Here’s my thing, though. The only way it’s unreasonable for the PC to know that the lighting fixture isn’t able to support their weight is if the DM makes it so. If you don’t think the game is improved by ensuring that the players always know the consequences their actions could have going in, that’s fine, we can agree to disagree about that. But since you create the world “there’s no way the character could know that” carries an implicit “because I made it that way.”

*How does failed check affect the structural integrity of a chandelier? :confused: I know it's just an example, but if my PC swings from it, I don't see how gracefully I swing from it affects anything. Anyway, minor point on an example.
Yeah, I mean I wouldn’t have whether or not the chandelier falls be dependent on the result of the player’s check in D&D either. But some folks would, and I might in a system like Dumgeon World. It’s a difference of baseline assumptions about the roles of GMs, players, and the dice.
 

iserith

Magic Wordsmith
Yeah, I mean I wouldn’t have whether or not the chandelier falls be dependent on the result of the player’s check in D&D either. But some folks would, and I might in a system like Dumgeon World.
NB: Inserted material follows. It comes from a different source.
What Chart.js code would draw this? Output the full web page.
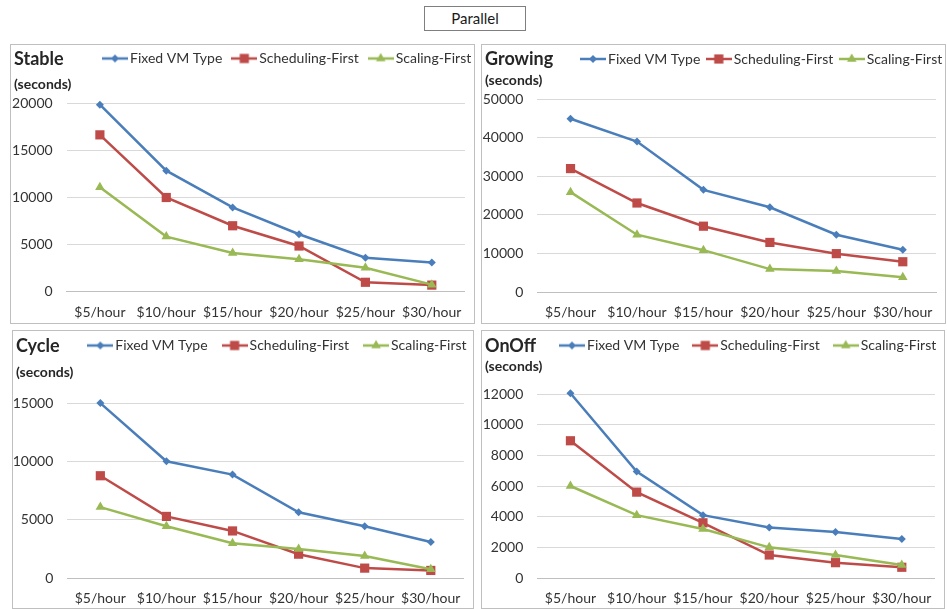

It’s a difference of baseline assumptions about the roles of GMs, players, and the dice.

I might, as a form of progress combined with a setback, which is a standard adjudication option in D&D 5e.

My standard response to "I don't see how this could be..." in a game like D&D is "Hold my beer."
 

G

Guest 6801328

Guest
You approach it as a game first, simulation second.

I'm not sure simulation even ranks second for me. (Although, like everybody else, there are places where a lack of realism gets under my skin.)

But, yes, between those two things that's the order.

I just can't muster any outrage over, for example, martial abilities being 1/day. Why is it 1/day? Game balance. How do you 'explain' it? That was the only time that day that the hero could muster sufficient ferocity. Where's the problem?